As a twelve-year-old in 1945, Oliver Sacks took a stereographic image of his London street from his bedroom window. Tate Etc. prints it for the first time as Sacks talks about his renewed interest in stereography, along with colour and motion – three things which were being explored in Victorian photography.
I took this stereographic photograph from my bedroom window when I was twelve years old, living at Mapesbury Road in London in 1945. We lived at number 37, and the view was of the junction of Exeter Road and Mapesbury. I moved the camera between the two exposures a couple of inches – about the same distance as that between my eyes. To create such an image you don’t want any movement. You can do this only with a static scene, otherwise you have to use a stereoscopic camera with two lenses. There were stereoscopes in the house for viewing stereo pictures, but I just had a regular camera, which I would move into the right positions between each picture. In order to process the images into a stereo anaglyph, I remember that one used this light-sensitive red and green paper, the Carbro process. Then one would view the anaglyph with a special pair of stereo glasses, like the red and green ones we sometimes used in the 3D cinema.
Stereoscopy has been very much on my mind again recently. In the 1890s William James imagined the apparent continuity of consciousness to be like a zoetrope or a motion picture – a rapid sequence of frames or stills, fused together by the mind. I have been intrigued by certain neurological states where the normal continuity of vision breaks down, and one can see a series of stills. This can sometimes happen with a migraine, or with various drugs – LSD, for example. About five years ago, I was fascinated when Francis Crick and Christof Koch published a theory of visual consciousness, in which they proposed what they called a ‘snapshot hypothesis’. In fact, various pieces of evidence now suggest that visual awareness may consist of a series of stills which are somehow fused together in the zoetrope of the brain or the mind. (The history of neurology and psychology often uses such mechanical and often photographic metaphors.)

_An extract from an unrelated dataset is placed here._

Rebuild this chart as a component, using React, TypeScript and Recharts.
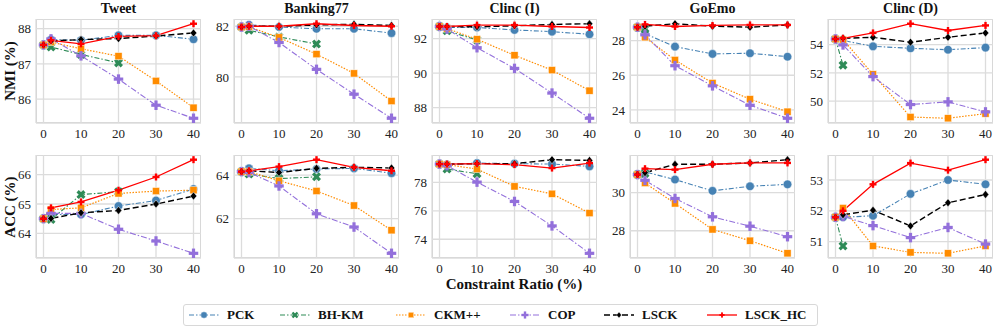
import React from 'react';
import { LineChart, Line, XAxis, YAxis, CartesianGrid } from 'recharts';

const ratios = [0, 2, 10, 20, 30, 40];
const datasetNames = ['Tweet', 'Banking77', 'Clinc (I)', 'GoEmo', 'Clinc (D)'];
const xTicks = [0, 10, 20, 30, 40];

// NMI, one row per dataset
const pckNMI = [
  [87.54, 87.69, 87.67, 87.81, 87.81, 87.7],
  [81.97, 82.06, 81.97, 81.9, 81.9, 81.73],
  [92.7, 92.64, 92.64, 92.5, 92.4, 92.25],
  [28.77, 28.39, 27.65, 27.23, 27.27, 27.07],
  [54.4, 54.29, 53.88, 53.74, 53.64, 53.79],
];
const bhkmNMI = [
  [87.54, 87.48, 87.27, 87.03, null, null],
  [81.97, 81.84, 81.58, 81.3, null, null],
  [92.7, 92.45, 91.92, null, null, null],
  [28.77, 28.68, null, null, null, null],
  [54.4, 52.55, null, null, null, null],
];
const ckmNMI = [
  [87.54, 87.62, 87.43, 87.22, 86.52, 85.76],
  [81.97, 81.98, 81.56, 80.9, 80.14, 79.05],
  [92.7, 92.58, 91.96, 91.03, 90.17, 88.98],
  [28.77, 28.19, 26.88, 25.55, 24.62, 23.9],
  [54.4, 54.36, 51.9, 48.88, 48.79, 49.12],
];
const copNMI = [
  [87.54, 87.71, 87.23, 86.57, 85.83, 85.46],
  [81.97, 82.0, 81.36, 80.3, 79.32, 78.37],
  [92.7, 92.55, 91.47, 90.27, 88.84, 87.38],
  [28.77, 28.33, 26.55, 25.39, 24.27, 23.52],
  [54.4, 53.98, 51.74, 49.76, 49.95, 49.24],
];
const lsckNMI = [
  [87.54, 87.65, 87.69, 87.72, 87.79, 87.88],
  [81.97, 82.0, 82.0, 82.05, 82.08, 82.03],
  [92.7, 92.7, 92.68, 92.74, 92.82, 92.86],
  [28.77, 28.83, 28.97, 28.83, 28.77, 28.9],
  [54.4, 54.45, 54.52, 54.17, 54.52, 54.83],
];
const lsckhcNMI = [
  [87.54, 87.67, 87.57, 87.78, 87.8, 88.14],
  [81.97, 82.0, 82.0, 82.1, 82.03, 82.0],
  [92.7, 92.7, 92.78, 92.78, 92.7, 92.64],
  [28.77, 28.93, 28.81, 28.87, 28.9, 28.9],
  [54.4, 54.45, 54.83, 55.48, 55.0, 55.36],
];

// ACC, one row per dataset
const pckACC = [
  [64.5, 64.64, 64.64, 64.93, 65.12, 65.51],
  [64.16, 64.31, 64.2, 64.28, 64.31, 64.09],
  [79.29, 79.25, 79.36, 79.32, 79.29, 79.13],
  [30.94, 31.08, 30.68, 30.09, 30.33, 30.43],
  [51.79, 51.79, 51.84, 52.55, 53.0, 52.86],
];
const bhkmACC = [
  [64.5, 64.47, 65.32, 65.42, null, null],
  [64.16, 64.05, 63.84, 63.92, null, null],
  [79.29, 78.94, 78.61, null, null, null],
  [30.94, 30.99, null, null, null, null],
  [51.79, 50.86, null, null, null, null],
];
const ckmACC = [
  [64.5, 64.81, 64.87, 65.36, 65.44, 65.47],
  [64.16, 64.16, 63.74, 63.27, 62.6, 61.46],
  [79.29, 79.25, 78.94, 77.72, 77.2, 75.84],
  [30.94, 30.5, 29.43, 28.07, 27.48, 26.82],
  [51.79, 52.09, 50.86, 50.65, 50.62, 50.86],
];
const copACC = [
  [64.5, 64.68, 64.68, 64.14, 63.74, 63.32],
  [64.16, 64.12, 63.5, 62.22, 61.61, 60.4],
  [79.29, 79.18, 78.02, 76.66, 74.94, 73.01],
  [30.94, 30.64, 29.69, 28.73, 28.24, 27.69],
  [51.79, 51.82, 51.52, 51.13, 51.46, 50.92],
];
const lsckACC = [
  [64.5, 64.51, 64.7, 64.78, 65.0, 65.27],
  [64.16, 64.2, 64.12, 64.31, 64.36, 64.33],
  [79.29, 79.29, 79.32, 79.32, 79.6, 79.55],
  [30.94, 31.04, 31.48, 31.48, 31.55, 31.72],
  [51.79, 51.87, 52.02, 51.51, 52.26, 52.53],
];
const lsckhcACC = [
  [64.5, 64.87, 65.07, 65.47, 65.92, 66.51],
  [64.16, 64.2, 64.39, 64.71, 64.36, 64.2],
  [79.29, 79.29, 79.32, 79.25, 79.01, 79.36],
  [30.94, 31.25, 31.2, 31.48, 31.55, 31.55],
  [51.79, 52.0, 52.86, 53.55, 53.32, 53.66],
];

const nmiTicks = [[86, 87, 88], [80, 82], [88, 90, 92], [24, 26, 28], [50, 52, 54]];
const accTicks = [[64, 65, 66], [62, 64], [74, 76, 78], [28, 30], [51, 52, 53]];

const FONT = '"Liberation Serif", "Times New Roman", serif';

const methods = [
  { key: 'PCK', color: '#4682b4', dash: '5 2 1.5 2', width: 1.1, marker: 'circle' },
  { key: 'BH-KM', color: '#2e8b57', dash: '5 2 1.5 2', width: 1.1, marker: 'x' },
  { key: 'CKM++', color: '#ff8c00', dash: '1.5 1.5', width: 1.2, marker: 'square' },
  { key: 'COP', color: '#9370db', dash: '6 2 1.5 2', width: 1.1, marker: 'plus' },
  { key: 'LSCK', color: '#000000', dash: '6 3', width: 1.4, marker: 'diamond' },
  { key: 'LSCK_HC', color: '#ff0000', dash: undefined, width: 1.3, marker: 'star' },
];

const plotLefts = [36, 234, 432, 630, 828];
const PLOT_W = 165;
const Y_AXIS_W = 40;
const X_AXIS_H = 22;

function Marker({ kind, color, cx, cy }: { kind: string; color: string; cx: number; cy: number }) {
  const edge = { stroke: '#ffffff', strokeWidth: 0.6, strokeOpacity: 0.8 };
  if (kind === 'circle') return <circle cx={cx} cy={cy} r={4.3} fill={color} {...edge} />;
  if (kind === 'square') return <rect x={cx - 3.6} y={cy - 3.6} width={7.2} height={7.2} fill={color} {...edge} />;
  if (kind === 'diamond')
    return <polygon points={`${cx},${cy - 4} ${cx + 3.3},${cy} ${cx},${cy + 4} ${cx - 3.3},${cy}`} fill={color} {...edge} />;
  const size = kind === 'star' ? 7 : 9.5;
  const thick = kind === 'star' ? 2.4 : 3.2;
  const rot = kind === 'x' ? 45 : 0;
  return (
    <g transform={`translate(${cx},${cy}) rotate(${rot})`} fill={color}>
      <rect x={-size / 2} y={-thick / 2} width={size} height={thick} />
      <rect x={-thick / 2} y={-size / 2} width={thick} height={size} />
    </g>
  );
}

function paddedDomain(series: (number | null)[][]): [number, number] {
  const vals = series.flat().filter((v): v is number => v != null);
  const lo = Math.min(...vals);
  const hi = Math.max(...vals);
  const pad = (hi - lo) * 0.05;
  return [lo - pad, hi + pad];
}

function Panel({ groups, d, ticks, top, height }: {
  groups: (number | null)[][][]; d: number; ticks: number[]; top: number; height: number;
}) {
  const rows = ratios.map((r, i) => {
    const row: Record<string, number | null> = { ratio: r };
    methods.forEach((m, k) => { row[m.key] = groups[k][d][i]; });
    return row;
  });
  const domain = paddedDomain(groups.map((g) => g[d]));
  const left = plotLefts[d];
  return (
    <>
      <div style={{
        position: 'absolute', left, top, width: PLOT_W, height,
        boxSizing: 'border-box', border: '1px solid #d0d0d0',
      }} />
      <div style={{ position: 'absolute', left: left - Y_AXIS_W, top }}>
        <LineChart
          width={Y_AXIS_W + PLOT_W}
          height={height + X_AXIS_H}
          data={rows}
          margin={{ top: 0, right: 0, bottom: 0, left: 0 }}
        >
          <CartesianGrid stroke="#dcdcdc" strokeWidth={1.3} />
          <XAxis
            dataKey="ratio" type="number" domain={[-2, 42]} ticks={xTicks} interval={0}
            tickLine={false} axisLine={false} tickSize={4} tickMargin={2} height={X_AXIS_H}
            tick={{ fontSize: 13, fill: '#222', fontFamily: FONT }}
          />
          <YAxis
            type="number" domain={domain} ticks={ticks} allowDataOverflow interval={0}
            tickLine={false} axisLine={false} tickSize={2} tickMargin={3} width={Y_AXIS_W}
            tick={{ fontSize: 13, fill: '#222', fontFamily: FONT }}
          />
          {methods.map((m) => (
            <Line
              key={m.key}
              dataKey={m.key}
              stroke={m.color}
              strokeWidth={m.width}
              strokeDasharray={m.dash}
              isAnimationActive={false}
              connectNulls={false}
              activeDot={false}
              dot={(p: any) => {
                if (p.cy == null || p.value == null) return <g key={`${m.key}-${p.index}`} />;
                return (
                  <g key={`${m.key}-${p.index}`}>
                    <Marker kind={m.marker} color={m.color} cx={p.cx} cy={p.cy} />
                  </g>
                );
              }}
            />
          ))}
        </LineChart>
      </div>
    </>
  );
}

const legendLefts = [5, 96, 212, 326, 420, 523];

function LegendBox() {
  return (
    <div style={{
      position: 'absolute', left: 183, top: 304, width: 635, height: 22,
      boxSizing: 'border-box', border: '1px solid #d8d8d8', borderRadius: 3, background: '#fff',
    }}>
      {methods.map((m, i) => (
        <div key={m.key} style={{ position: 'absolute', left: legendLefts[i], top: 0, height: 20, display: 'flex', alignItems: 'center' }}>
          <svg width={30} height={12}>
            <line x1={0} y1={6} x2={30} y2={6} stroke={m.color} strokeWidth={m.width} strokeDasharray={m.dash} />
            <g transform="translate(15,6) scale(0.75) translate(-15,-6)">
              <Marker kind={m.marker} color={m.color} cx={15} cy={6} />
            </g>
          </svg>
          <span style={{ marginLeft: 8, fontFamily: FONT, fontWeight: 'bold', fontSize: 13, color: '#111' }}>{m.key}</span>
        </div>
      ))}
    </div>
  );
}

export default function App() {
  const nmiGroups = [pckNMI, bhkmNMI, ckmNMI, copNMI, lsckNMI, lsckhcNMI];
  const accGroups = [pckACC, bhkmACC, ckmACC, copACC, lsckACC, lsckhcACC];
  const titleStyle: React.CSSProperties = {
    position: 'absolute', top: 1, width: PLOT_W, textAlign: 'center',
    fontFamily: FONT, fontWeight: 'bold', fontSize: 14, lineHeight: '16px', color: '#111',
  };
  const yLabel = (text: string, cy: number) => (
    <div style={{
      position: 'absolute', left: 10 - 50, top: cy - 9, width: 100, height: 18,
      transform: 'rotate(-90deg)', textAlign: 'center', lineHeight: '18px',
      fontFamily: FONT, fontWeight: 'bold', fontSize: 15, color: '#111',
    }}>{text}</div>
  );
  return (
    <div style={{ position: 'absolute', left: 0, top: 0, width: 997, height: 329, background: '#fff', overflow: 'hidden' }}>
      {datasetNames.map((name, d) => (
        <div key={name} style={{ ...titleStyle, left: plotLefts[d] }}>{name}</div>
      ))}
      {datasetNames.map((name, d) => (
        <Panel key={`nmi-${name}`} groups={nmiGroups} d={d} ticks={nmiTicks[d]} top={19} height={104} />
      ))}
      {datasetNames.map((name, d) => (
        <Panel key={`acc-${name}`} groups={accGroups} d={d} ticks={accTicks[d]} top={155} height={103} />
      ))}
      {yLabel('NMI (%)', 71)}
      {yLabel('ACC (%)', 207)}
      <div style={{
        position: 'absolute', left: 414, top: 277, width: 200, textAlign: 'center',
        fontFamily: FONT, fontWeight: 'bold', fontSize: 15, lineHeight: '14px', color: '#111',
      }}>Constraint Ratio (%)</div>
      <LegendBox />
    </div>
  );
}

Crick and Koch’s theory is still being considered. Stereo is again a hot subject, as are colour and motion – three things which were being explored in Victorian photography. Of course these were being examined long before then. For example, Thomas Young formed his three-colour hypothesis in 1801, and this was very much in James Clerk Maxwell’s mind when he did his three-colour separation photographs in the early 1860s.
I think one of the things that attracted me to photography as a boy, and again now at the physiology end, was that these basic methods made one wonder how the brain worked. I still think stereoscopy is miraculous, in a way. I know at one level that there is a computation by the brain, but computation is one thing and consciousness is another.